Friday, June 05, 2009

 

Ain't so bad

President B. Hussein Obama is polling "very popular" these days. Why shouldn't he?

Time magazine puts Obama or his underbitten wife on its cover every other cover, replete with He's-Saving-The-World headlines, all the while ignoring Obama's "We are out of money" quick fits of presidential honesty.

According to the Campaign for Working Families, Obama ain't so bad (apologies to Rocky III), politically-speaking:

While he remains personally popular, many of his policies poll terribly. For example, yesterday in his speech to the Muslim world at Cairo University, the president reiterated his intention to shut down the terrorist detention facility at Guantanamo Bay, Cuba. But a Gallup poll released this week finds that 65% of Americans oppose closing GITMO, and 74% oppose bringing GITMO detainees to the United States. And get this: Only 18% of the public is buying Obama’s argument that we must close GITMO because the prison has somehow "weakened" or undermined our national security.

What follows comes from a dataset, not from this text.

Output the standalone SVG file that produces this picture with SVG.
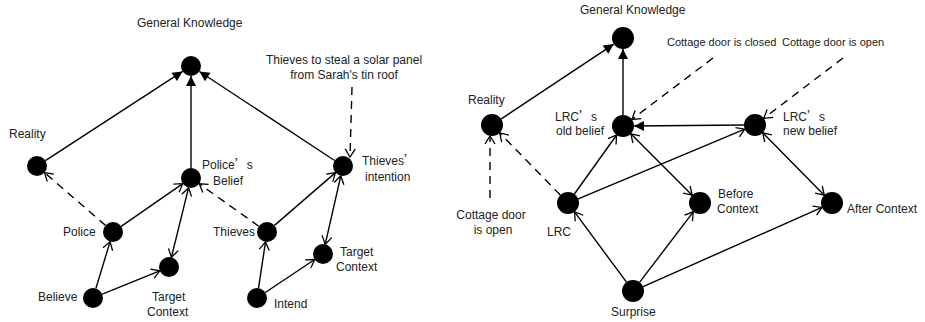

In a column today, Stuart Taylor of National Journal provides another example of how out-of-step Obama is by pointing to the president’s nomination of Sonia Sotomayor to the Supreme Court. Judge Sotomayor’s controversial comments about wise Latina women making better decisions than white men question her commitment to colorblind justice. Her ruling in the Ricci case only reinforced the concerns of many Americans about the injustice of special preferences and racial quotas. And as Taylor notes, a "major Quinnipiac poll" of 3,000 voters finds strong opposition to race-based preferences.

According to the Quinnipiac poll, "American voters say 55-to-36 percent that affirmative action should be abolished, and disagree 71-to-19 percent with Supreme Court nominee Sonia Sotomayor’s ruling in the New Haven firefighters' case. ... Even Democrats say 59-to-27 percent that New Haven was wrong to throw out the promotional exam because no black firefighters scored well enough to be promoted." And, by 53%-to-33%, blacks also saw the injustice of Sotormayor’s ruling in the Ricci case, as did Hispanics by a margin of 68%-to-24%.

In recent days, numerous Sotomayor speeches have been discovered that indicate her "wise Latina" comment was not just a one-off misstatement, as the White House has insisted, but a deeply held belief she repeatedly expressed. It’s a view that most Americans overwhelmingly reject.

A Rasmussen poll released this morning finds that 66% of voters "believe that well-qualified male and female judges would reach the same conclusion most of the time." Only 17% disagree. And, “By a virtually identical margin, 67%-to-16%, U.S. voters believe the same is true of well-qualified white and Hispanic judges." Yet, President Obama, who as a candidate promised to transcend race, has just nominated a liberal activist judge who is clearly committed – in word and deed – to race-based affirmative action.